Wet the ends of the handle with porcelain slurry and where they will attach to the body of the cup. Attach the handle to the cup, smoothing out the seams where the handle and cup meet. Adjust shape and angle of the handle as necessary.
Let the cup dry in an airtight container. (Cup may need to dry overnight.) Before cup hardens completely, you can trim, carve lightly, sponge, sand lightly and make other pre-firing finishing touches to make the porcelain as smooth as possible.
Repeat all previous steps for additional cups.
Baking the Porcelain
When all cups are completely dry and no longer maleable, place cups in the kiln on prop or silica sand. Be sure to space evenly to avoid having the cups touch.

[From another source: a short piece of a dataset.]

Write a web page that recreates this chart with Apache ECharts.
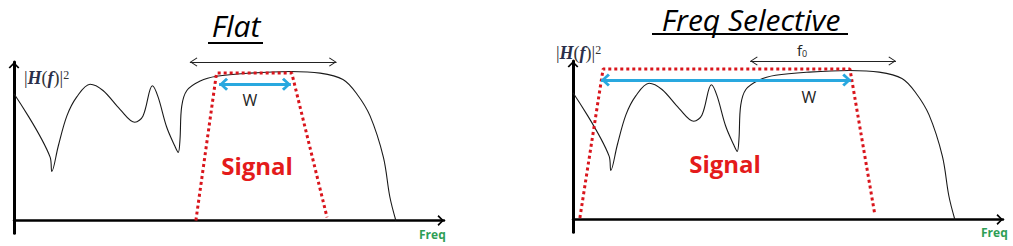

"Bake" according to the pyrometric cone that you are using for your porcelain. For bisque firing, you bake the porcelain at around 1900 degrees Farenheit (1038 degrees Celsius). For "China" firing, bake at temperatures ranging between 2345 to 2462 degrees Farenheit (1285-1350 degrees Celsius).
Remove cups from kiln and allow to cool for a day.
When fired cups are cool, rinse each in a water bath to remove dust.
Glazing and Finishing
When bathed cups are dry, glaze according to glaze manufacturer's directions by painting with brushes or dipping in a glaze bath.
"Bake" glazed cups in kiln according to glaze manufacturer's recommendations and according to the pyrometric cones that you are using for that glaze.
When glaze is set, remove from kiln and let cool. Repeat glazing process if desired.